We Judge the Meats: Texas Tech Meat Judging Featured in Sports Illustrated

An oh, so cool profile from Sports Illustrated’s Mike Piellucci where he profiles the Texas Tech meat judging team, the stress, the highs, the lows, and all of the National Championships that these students and staff have earned as a part of the meat judging team. The prose here is absolutely incredible, and here’s just a few bits, but this is totally worth your time and absolutely something you need to invest 30 minutes reading today.

On what it takes to be a meat-judging champion.

The skill set of a champion meat judge is both eminently teachable and difficult to master: quick decision making, critical reasoning, self-assurance and, above all, the ability to quiet one’s mind for upward of six hours standing in frigid temperatures and total silence. “You have to fight your own demons in the meat judging cooler,” says Erin Beyer, who judged on Texas Tech’s 2015 team and coached in ’17.

On Texas Tech’s dominance.

Today the Red Raiders are the Alabama football of the meat judging world. Under the guidance of Coach Miller, Texas Tech has reset the standards of collegiate meat judging excellence. Tech has captured seven of the last 11 national championships, highlighted by a three-year stretch from 2015 through ’17 in which it won a staggering 19 of 21 major contests. The crown jewel came in ’17, when Tech became the first and only school to go undefeated since the major schedule expanded to seven events in 1981. Says Travis O’Quinn, a Tech alum who’s now the coach and faculty sponsor of Kansas State’s meat judging team, “What they’ve done ranks right up there with the John Wooden UCLA Bruins. That level of dominance is seldom seen in any athletic competition.”

On what it takes to win.

But according to O’Quinn, the easiest explanation for Texas Tech’s dominance might be the most insurmountable of all: “They just have a dire commitment to do more than what everyone else is willing to do consistently.”

The team decamps for Friona by 1 p.m. each Friday, returning to Lubbock around 8 or 9 that evening. The next morning they’re in the cooler at 4 a.m. for Super Saturdays, an all-day gauntlet that simulates contest conditions and can stretch up to 12 hours.

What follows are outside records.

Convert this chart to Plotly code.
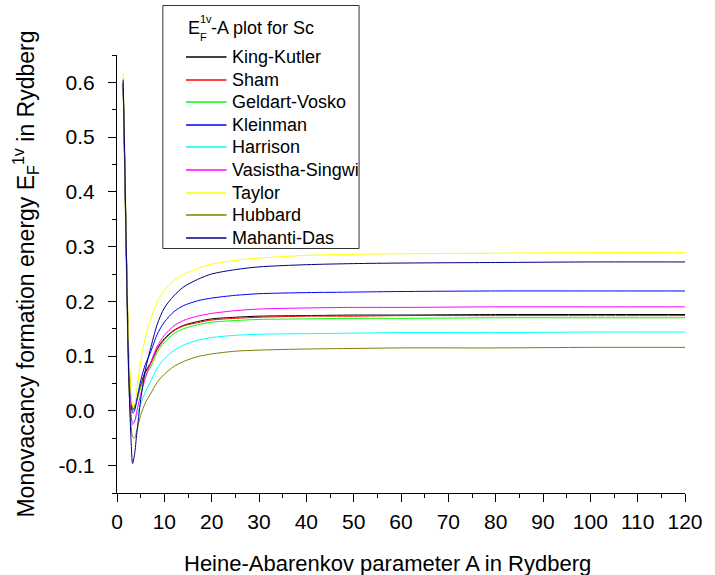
import plotly.graph_objects as go

A = [1.3, 1.6, 2.0, 2.5, 3.0, 3.3, 3.7, 4.2, 5.0, 6.0, 7.0, 8.5, 10, 12, 14, 17, 20, 25, 30, 40, 50, 60, 80, 100, 120]

king_kutler = [0.600, 0.468, 0.285, 0.095, 0.018, 0.003, 0.007, 0.022, 0.047, 0.072, 0.086, 0.114, 0.132, 0.147, 0.156, 0.163, 0.168, 0.171, 0.173, 0.174, 0.175, 0.175, 0.176, 0.176, 0.176]
sham = [0.598, 0.465, 0.280, 0.090, 0.015, 0.000, 0.005, 0.020, 0.045, 0.070, 0.084, 0.112, 0.130, 0.146, 0.155, 0.161, 0.166, 0.169, 0.171, 0.173, 0.173, 0.174, 0.174, 0.174, 0.174]
geldart_vosko = [0.596, 0.462, 0.275, 0.088, 0.016, 0.002, 0.006, 0.020, 0.043, 0.066, 0.078, 0.107, 0.125, 0.141, 0.150, 0.157, 0.162, 0.165, 0.167, 0.168, 0.169, 0.169, 0.170, 0.170, 0.170]
kleinman = [0.600, 0.470, 0.280, 0.090, 0.010, -0.004, 0.000, 0.020, 0.055, 0.085, 0.105, 0.140, 0.162, 0.181, 0.192, 0.201, 0.206, 0.211, 0.214, 0.216, 0.217, 0.218, 0.219, 0.219, 0.219]
harrison = [0.590, 0.455, 0.265, 0.070, -0.010, -0.020, -0.018, -0.008, 0.012, 0.035, 0.052, 0.078, 0.095, 0.110, 0.120, 0.129, 0.134, 0.138, 0.140, 0.141, 0.142, 0.143, 0.143, 0.144, 0.144]
vasistha_singwi = [0.595, 0.460, 0.270, 0.070, -0.010, -0.025, -0.020, 0.000, 0.030, 0.060, 0.085, 0.118, 0.138, 0.155, 0.165, 0.173, 0.178, 0.183, 0.186, 0.188, 0.189, 0.189, 0.190, 0.190, 0.190]
taylor = [0.617, 0.490, 0.300, 0.120, 0.030, 0.010, 0.012, 0.040, 0.090, 0.135, 0.165, 0.199, 0.220, 0.238, 0.249, 0.260, 0.268, 0.275, 0.279, 0.284, 0.286, 0.287, 0.288, 0.289, 0.289]
hubbard = [0.590, 0.450, 0.250, 0.050, -0.030, -0.047, -0.050, -0.035, -0.008, 0.015, 0.030, 0.052, 0.067, 0.081, 0.090, 0.099, 0.104, 0.109, 0.111, 0.113, 0.114, 0.115, 0.115, 0.116, 0.116]
mahanti_das = [0.605, 0.480, 0.280, 0.060, -0.060, -0.096, -0.080, -0.040, 0.020, 0.075, 0.111, 0.158, 0.188, 0.210, 0.226, 0.240, 0.250, 0.258, 0.263, 0.267, 0.269, 0.270, 0.271, 0.272, 0.272]

names = ["King-Kutler", "Sham", "Geldart-Vosko", "Kleinman", "Harrison",
         "Vasistha-Singwi", "Taylor", "Hubbard", "Mahanti-Das"]
series = [king_kutler, sham, geldart_vosko, kleinman, harrison,
          vasistha_singwi, taylor, hubbard, mahanti_das]
colors = ["#000000", "#FF0000", "#00FF00", "#0000FF", "#00FFFF",
          "#FF00FF", "#FFFF00", "#808000", "#000080"]

x_ticks = list(range(0, 121, 10))
y_ticks = [-0.1, 0.0, 0.1, 0.2, 0.3, 0.4, 0.5, 0.6]
y_tick_labels = ["-0.1", "0.0", "0.1", "0.2", "0.3", "0.4", "0.5", "0.6"]

W, H = 715, 575
ML, MR, MT, MB = 117, 22, 55, 82
PW, PH = W - ML - MR, H - MT - MB


def px(x):
    return (x - ML) / PW


def py(y):
    return (H - MB - y) / PH


fig = go.Figure()
for n, s, c in zip(names, series, colors):
    fig.add_trace(go.Scatter(x=A, y=s, name=n, mode="lines", showlegend=False,
                             line=dict(color=c, width=1, shape="spline", smoothing=0.8)))

font_family = "Liberation Sans, Arial, sans-serif"

# legend box (drawn manually to match the reference layout)
fig.add_shape(type="rect", xref="paper", yref="paper",
              x0=px(163.5), x1=px(362.5), y0=py(248.5), y1=py(5.5),
              line=dict(color="#333333", width=1), fillcolor="white", layer="above")
ann = []
ann.append(dict(text="E", x=px(187), y=py(28), font=dict(size=18)))
ann.append(dict(text="1v", x=px(199.5), y=py(19), font=dict(size=11)))
ann.append(dict(text="F", x=px(199.5), y=py(37), font=dict(size=11)))
ann.append(dict(text="-A plot for Sc", x=px(210), y=py(28), font=dict(size=18)))
row0, step = 57, 22.6
for i, (n, c) in enumerate(zip(names, colors)):
    yy = round(row0 + i * step)
    fig.add_shape(type="line", xref="paper", yref="paper",
                  x0=px(187), x1=px(228), y0=py(yy), y1=py(yy),
                  line=dict(color=c, width=1.5), layer="above")
    ann.append(dict(text=n, x=px(231.5), y=py(yy), font=dict(size=18)))
# x-axis title (placed as in the reference, slightly left of the plot centre)
ann.append(dict(text="Heine-Abarenkov parameter A in Rydberg", x=px(183), y=py(563),
                font=dict(size=22)))
for a in ann:
    fig.add_annotation(xref="paper", yref="paper", xanchor="left", yanchor="middle",
                       showarrow=False, **a)

fig.update_layout(
    width=W, height=H,
    margin=dict(l=ML, r=MR, t=MT, b=MB),
    paper_bgcolor="white", plot_bgcolor="white",
    font=dict(family=font_family, color="black", size=18),
    showlegend=False,
    xaxis=dict(
        range=[0, 120], tickvals=x_ticks, ticktext=[str(v) for v in x_ticks],
        showline=True, linecolor="black", linewidth=1, mirror=False,
        ticks="outside", ticklen=8, tickwidth=1, tickcolor="black",
        minor=dict(dtick=5, ticks="outside", ticklen=4, tickcolor="black", showgrid=False),
        showgrid=False, zeroline=False, ticklabelstandoff=2,
        tickfont=dict(size=21),
    ),
    yaxis=dict(
        range=[-0.15, 0.65], tickvals=y_ticks, ticktext=y_tick_labels,
        showline=True, linecolor="black", linewidth=1, mirror=False,
        ticks="outside", ticklen=8, tickwidth=1, tickcolor="black",
        minor=dict(tick0=-0.15, dtick=0.05, ticks="outside", ticklen=4, tickcolor="black", showgrid=False),
        showgrid=False, zeroline=False, ticklabelstandoff=9,
        tickfont=dict(size=21),
        title=dict(text="Monovacancy formation energy E<sub>F</sub><sup>1v</sup> in Rydberg",
                   font=dict(size=23), standoff=17),
    ),
)

fig.write_html("out.html")
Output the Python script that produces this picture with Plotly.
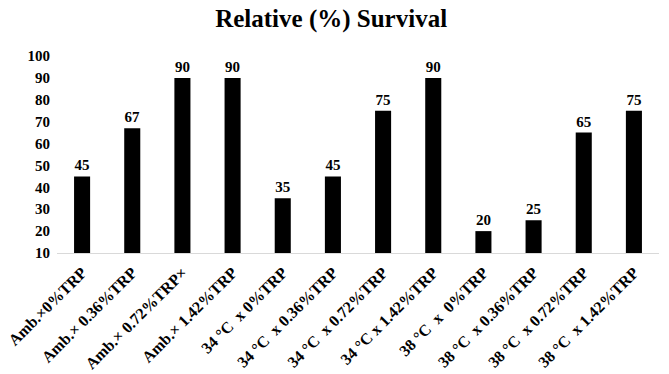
import plotly.graph_objects as go

categories = ["Amb.×0%TRP", "Amb.× 0.36%TRP", "Amb.× 0.72%TRP×", "Amb.× 1.42%TRP",
              "34 °C  x 0%TRP", "34 °C  x 0.36%TRP", "34 °C  x 0.72%TRP", "34 °C x 1.42%TRP",
              "38 °C  x  0%TRP", "38 °C  x 0.36%TRP", "38 °C  x 0.72%TRP", "38 °C  x 1.42%TRP"]
survival = [45, 67, 90, 90, 35, 45, 75, 90, 20, 25, 65, 75]
y_ticks = [10, 20, 30, 40, 50, 60, 70, 80, 90, 100]

font_family = "Liberation Serif, Times New Roman, serif"

fig = go.Figure(go.Bar(
    x=categories, y=survival,
    marker=dict(color="black", line=dict(width=0)),
    text=[str(v) for v in survival], textposition="outside",
    texttemplate="<b>%{y}</b>",
    textfont=dict(family=font_family, size=15, color="black"),
    cliponaxis=False,
))

fig.update_layout(
    width=669, height=374,
    margin=dict(l=57, r=10, t=56, b=121),
    paper_bgcolor="white", plot_bgcolor="white",
    title=dict(text="<b>Relative (%) Survival</b>", x=0.495, xanchor="center", y=0.952, yanchor="middle",
               font=dict(family=font_family, size=25, color="black")),
    bargap=0.68,
    showlegend=False,
    font=dict(family=font_family, color="black"),
)
fig.update_xaxes(
    tickangle=-45, showline=True, linecolor="#d9d9d9", linewidth=1,
    showgrid=False, ticks="", automargin=False,
    tickfont=dict(family=font_family, size=16, color="black"),
    ticklabelstandoff=3,
    tickvals=categories, ticktext=["<b>" + c + "</b>" for c in categories],
)
fig.update_yaxes(
    range=[10, 100], tickvals=y_ticks, ticktext=["<b>%d</b>" % v for v in y_ticks],
    showgrid=False, zeroline=False, showline=False,
    ticks="", automargin=False, ticklabelstandoff=6,
    tickfont=dict(family=font_family, size=15, color="black"),
)

fig.write_html("out.html", config={"displayModeBar": False},
               post_script="document.body.style.margin='0';")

That’s on top of two more weekday practices squeezed in around students’ class schedules. Outside of contest weeks, that cycle repeats itself every week of the academic year. It works—and nobody, from the students to the coaches, wants to be the team responsible for breaking the cycle of success. “There’s always going to be that pressure because you have the teams before you that have done so many great things,” Schertz says.